Brisbane bus driver Ross Belsham has been sacked after 5-year-old school girl Alyssa New fell asleep at the back of his coach last month, despite reports that a series of errors by school staff and Alyssa’s own parents also contributed to the incident.
Bus company Logan Coaches terminated Belsham’s contract on Tuesday, saying he failed to follow company procedure and that his actions caused distress to Alyssa and her family.
Belsham told Nine News he doesn’t think he’s been given a “fair run” and that he’s taken the fall for everyone involved in the incident. “I’ve lost my job and I don’t think I’ve had a fair run. That’s the end of my life, unless somebody out there wants to give me a job,” he told Nine News. He’ll now be forced to rely on the pension to take care of himself and his wife, who has health issues.
The incident sparked widespread debate at the time with contradicting stories from school stuff and Alyssa’s parents and questions over whether, at 5 years old, Alyssa was too young to be riding the bus alone. It’s believed Alyssa snuck onto the buss while Belsham was in the carpark collecting unaccompanied children.
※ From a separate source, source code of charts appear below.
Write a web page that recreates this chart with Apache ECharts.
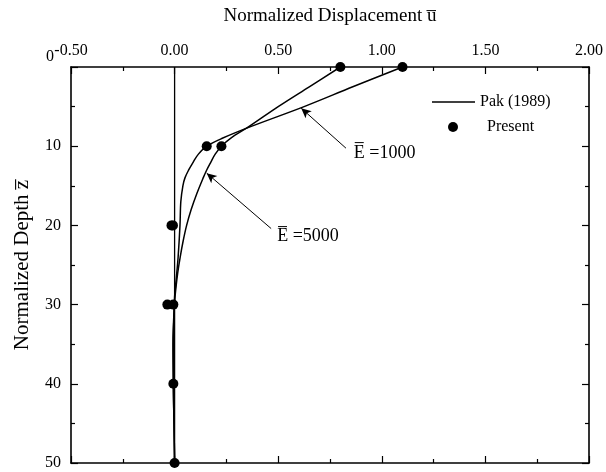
<!DOCTYPE html>
<html>
<head>
<meta charset="utf-8">
<script src="https://cdn.jsdelivr.net/npm/echarts@6/dist/echarts.min.js"></script>
<style>
  html, body { margin: 0; padding: 0; background: #fff; }
  #chart { width: 606px; height: 472px; }
</style>
</head>
<body>
<div id="chart"></div>
<script>
// Pile displacement profiles: normalized displacement vs. normalized depth
const depthE1000 = [0, 2.5, 5, 7.5, 9, 10, 11, 12, 13, 14, 15, 17, 20, 24, 27, 29, 32, 35, 40, 45, 50];
const dispE1000  = [1.10, 0.86, 0.625, 0.37, 0.23, 0.155, 0.115, 0.09, 0.068, 0.05, 0.04, 0.03, 0.026, 0.017, 0.007, 0.0, -0.004, -0.006, -0.006, -0.003, 0.0];

const depthE5000 = [0, 2.5, 5, 7.5, 9, 10, 11, 12, 13, 14, 16, 18, 20, 22, 24, 26, 28, 30, 35, 40, 45, 50];
const dispE5000  = [0.80, 0.65, 0.50, 0.36, 0.27, 0.226, 0.196, 0.175, 0.155, 0.138, 0.107, 0.08, 0.058, 0.041, 0.027, 0.015, 0.006, -0.001, -0.008, -0.006, -0.003, 0.0];

const depthPresent = [0, 0, 10, 10, 20, 20, 30, 30, 40, 50];
const dispPresent  = [0.80, 1.10, 0.155, 0.226, -0.015, -0.008, -0.035, -0.006, -0.006, 0.0];

const xTicks = [-0.5, 0, 0.5, 1.0, 1.5, 2.0];
const yTicks = [0, 10, 20, 30, 40, 50];

const zip = (us, zs) => us.map((u, i) => [u, zs[i]]);

const FONT = 'Liberation Serif';
const BLACK = '#000';

const chart = echarts.init(document.getElementById('chart'), null, { renderer: 'canvas' });

const frameAxis = {
  axisLine: { show: true, onZero: false, lineStyle: { color: BLACK, width: 1.6 } },
  axisTick: { show: true, inside: true, length: 7, lineStyle: { color: BLACK, width: 1.2 } },
  minorTick: { show: true, splitNumber: 2, length: 4, lineStyle: { color: BLACK, width: 1.2 } },
  splitLine: { show: false }
};

const option = {
  animation: false,
  backgroundColor: '#fff',
  color: [BLACK],
  grid: { left: 71, right: 15, top: 67, bottom: 9, containLabel: false },
  xAxis: [
    Object.assign({
      type: 'value', position: 'top',
      min: xTicks[0], max: xTicks[xTicks.length - 1], interval: 0.5,
      name: 'Normalized Displacement u\u0305',
      nameLocation: 'middle', nameGap: 41,
      nameTextStyle: { fontFamily: FONT, fontSize: 19, color: BLACK },
      axisLabel: { fontFamily: FONT, fontSize: 16, color: BLACK, margin: 8,
                   formatter: v => v.toFixed(2) }
    }, frameAxis),
    Object.assign({
      type: 'value', position: 'bottom',
      min: xTicks[0], max: xTicks[xTicks.length - 1], interval: 0.5,
      axisLabel: { show: false }
    }, frameAxis)
  ],
  yAxis: [
    Object.assign({
      type: 'value', position: 'left', inverse: true,
      min: yTicks[0], max: yTicks[yTicks.length - 1], interval: 10,
      name: 'Normalized Depth z\u0305',
      nameLocation: 'middle', nameGap: 38,
      nameTextStyle: { fontFamily: FONT, fontSize: 21, color: BLACK },
      axisLabel: { fontFamily: FONT, fontSize: 16, color: BLACK, margin: 10,
                   formatter: v => v === 0 ? '{top|0}' : String(v),
                   rich: { top: { fontFamily: FONT, fontSize: 16, color: BLACK, padding: [0, 7, 20, 0] } } }
    }, frameAxis),
    Object.assign({
      type: 'value', position: 'right', inverse: true,
      min: yTicks[0], max: yTicks[yTicks.length - 1], interval: 10,
      axisLabel: { show: false }
    }, frameAxis)
  ],
  legend: [
    {
      data: [{ name: 'Pak (1989)', icon: 'rect' }], orient: 'vertical',
      left: 432, top: 94, padding: 0,
      itemWidth: 43, itemHeight: 1.5,
      itemStyle: { color: BLACK },
      textStyle: { fontFamily: FONT, fontSize: 16, color: BLACK }
    },
    {
      data: [{ name: 'Present', icon: 'circle' }], orient: 'vertical',
      left: 448, top: 119, padding: 0,
      itemWidth: 10, itemHeight: 10,
      itemStyle: { color: BLACK },
      textStyle: { fontFamily: FONT, fontSize: 16, color: BLACK, padding: [0, 0, 0, 24] }
    }
  ],
  series: [
    {
      name: 'Pak (1989)', type: 'line', smooth: 0.35, symbol: 'none',
      data: zip(dispE1000, depthE1000),
      itemStyle: { color: BLACK },
      lineStyle: { color: BLACK, width: 1.5 },
      markLine: {
        silent: true, symbol: ['none', 'arrow'], symbolSize: [7, 10],
        lineStyle: { color: BLACK, width: 1, type: 'solid' }, label: { show: false },
        data: [[{ coord: [0.827, 10.25] }, { coord: [0.611, 5.2] }]]
      }
    },
    {
      name: 'Pak (1989)', type: 'line', smooth: 0.35, symbol: 'none',
      data: zip(dispE5000, depthE5000),
      itemStyle: { color: BLACK },
      lineStyle: { color: BLACK, width: 1.5 },
      markLine: {
        silent: true, symbol: ['none', 'arrow'], symbolSize: [7, 10],
        lineStyle: { color: BLACK, width: 1, type: 'solid' }, label: { show: false },
        data: [[{ coord: [0.466, 20.4] }, { coord: [0.155, 13.4] }]]
      }
    },
    {
      // zero-displacement reference line
      name: 'zero', type: 'line', symbol: 'none', silent: true,
      data: [[0, yTicks[0]], [0, yTicks[yTicks.length - 1]]],
      lineStyle: { color: BLACK, width: 1.3 }
    },
    {
      name: 'Present', type: 'scatter', symbol: 'circle', symbolSize: 10,
      data: zip(dispPresent, depthPresent),
      itemStyle: { color: BLACK, opacity: 1 }
    }
  ]
};

chart.setOption(option);

// Stiffness labels placed in data coordinates
const labels = [
  { text: 'E\u0305 =1000', at: [0.865, 10.9] },
  { text: 'E\u0305 =5000', at: [0.495, 21.4] }
];
chart.setOption({
  graphic: labels.map(l => {
    const p = chart.convertToPixel({ xAxisIndex: 0, yAxisIndex: 0 }, l.at);
    return {
      type: 'text', x: p[0], y: p[1],
      style: { text: l.text, font: '18px "Liberation Serif"', fill: BLACK, verticalAlign: 'middle' }
    };
  })
});
</script>
</body>
</html>
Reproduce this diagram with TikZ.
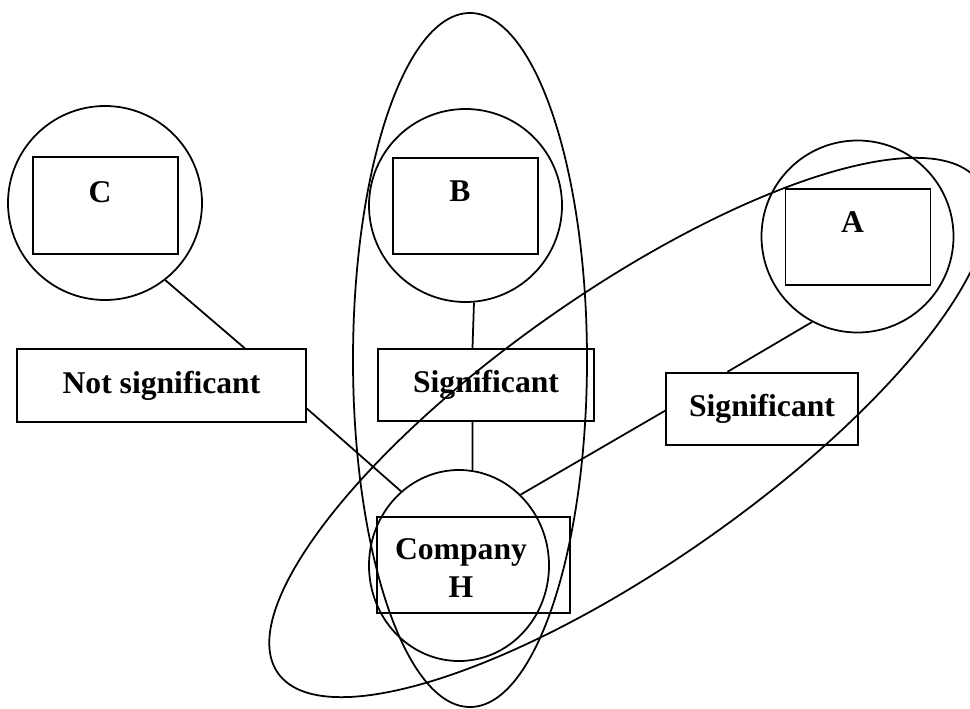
\documentclass[tikz,border=0pt]{standalone}
\usepackage{fontspec}
\setmainfont{Liberation Serif}
\usetikzlibrary{shapes.geometric}

\begin{document}
\begin{tikzpicture}[line width=1pt,
    font=\fontsize{18}{22}\selectfont\bfseries,
    ring/.style={draw,circle,inner sep=0pt,minimum size=#1},
    firm/.style={draw,rectangle,inner sep=0pt,minimum width=2.9cm,minimum height=1.93cm},
    verdict/.style={draw,rectangle,inner sep=0pt,minimum height=1.45cm}]
  \useasboundingbox (0,0) rectangle (19.4,14.16);
  % the two groupings
  \draw (9.40,6.96) ellipse [x radius=2.34,y radius=6.94];
  \draw[rotate around={35:(12.57,5.61)}] (12.57,5.61) ellipse [x radius=8.56,y radius=2.72];
  % companies
  \draw
    (2.10,10.10) node[ring=3.88cm] (cC){}
    (9.31,10.05) node[ring=3.86cm] (cB){}
    (17.15,9.43) node[ring=3.84cm] (cA){}
    (9.18,2.85) node[draw,ellipse,inner sep=0pt,minimum width=3.6cm,minimum height=3.82cm] (cH){};
  \draw
    (2.11,10.05) node[firm] (bC){}
    (9.31,10.04) node[firm] (bB){}
    (17.16,9.42) node[firm] (bA){}
    (9.47,2.86) node[firm,minimum width=3.86cm] (bH){};
  \draw
    (2.00,10.32) node (lC){C}
    (9.20,10.34) node (lB){B}
    (17.05,9.72) node (lA){A}
    (9.22,2.80) node[align=center] (lH){Company\\H};
  % links
  \draw
    (3.23,6.45) node[verdict,minimum width=5.78cm] (ns){Not significant}
    (9.72,6.46) node[verdict,minimum width=4.32cm] (sB){Significant}
    (15.24,5.98) node[verdict,minimum width=3.84cm] (sA){Significant};
  \begin{scope}[-]
    \draw (cC.-52) to (ns.24);
    \draw (ns.-9) to (cH.128);
    \draw (cB.-85) to (sB.110);
    \draw (sB.-110) to (cH.82);
    \draw (cA.-118) to (sA.133);
    \draw (sA.181) to (cH.49);
  \end{scope}
\end{tikzpicture}
\end{document}
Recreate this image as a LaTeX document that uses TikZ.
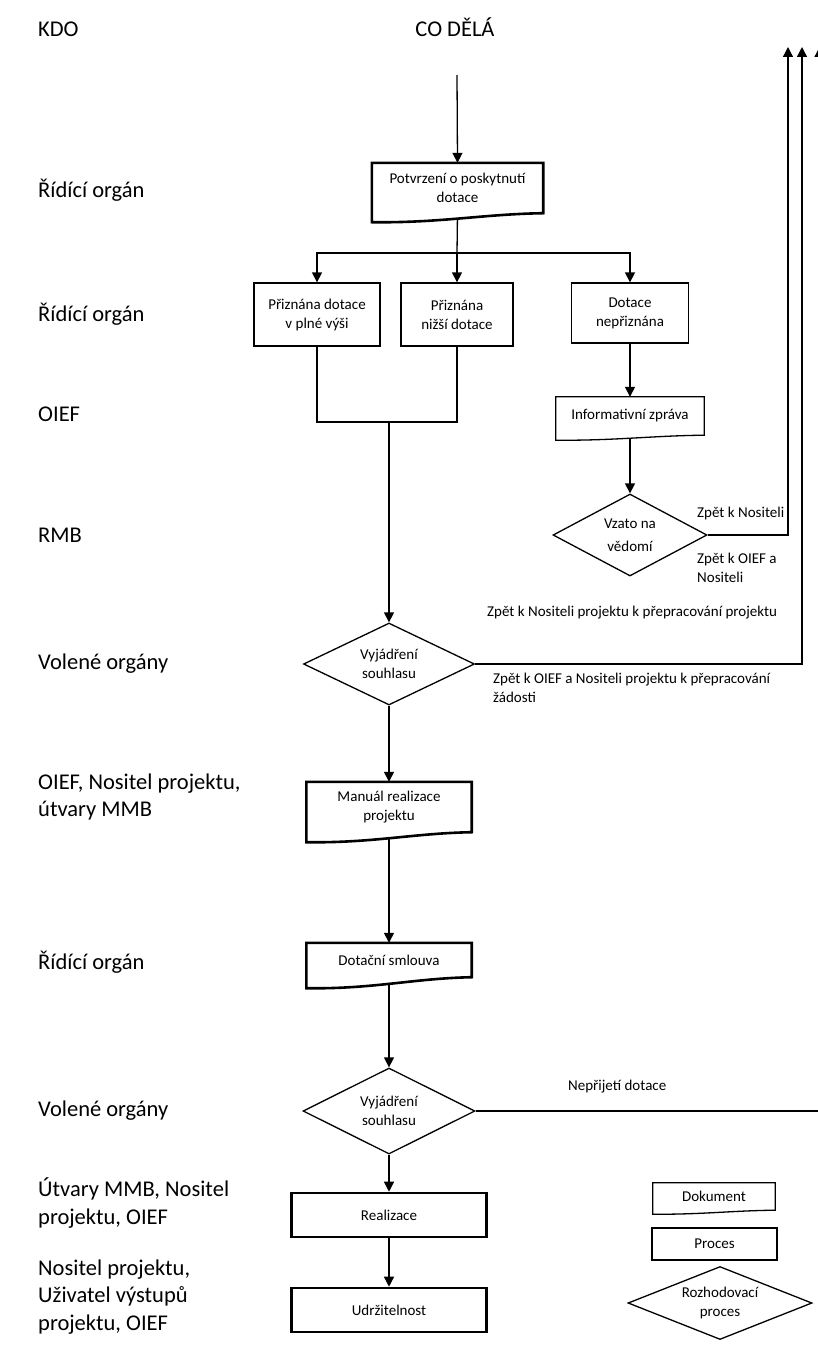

Belsham told Nine News there were no teachers on duty in the carpark that day, as is required by the school, and that he was forced to exit the bus to make sure the kids scheduled for transportation got on. When he got back on the bus with the four children, he had a quick look around, but didn’t see Alyssa curled up on the back seat.
Alyssa’s mother, Bobbie Langdon, claimed she reported her little girl missing after she failed to get off the bus at her usual stop after school. However, her father has contradicted Langdon’s story, saying she was never at the bus stop and it was in fact he who alerted police.
The little girl was found four hours later “petrified and crying, banging on the school bus doors to get out”, according to her mother. Langdon has since pulled Alyssa out of school and asked people to donate money so she could treat her daughter to a day at Dreamworld.
The bizarre case claims a series of unfortunate errors by a number of people, but Belsham is so far the only one to face consequences. He says his termination has cost him his livelihood and that he’s worried about how he and his 78-year-old wife will cope.
If Belsham is unable to get another job, he’ll be forced to rely on a government pension, which pays $609.30 each per fortnight for a couple. Last year a study by the Benevolent Society found that almost one third of Australians on the age pension are living in poverty. Anything below a fortnightly income of $851 is considered below the poverty line.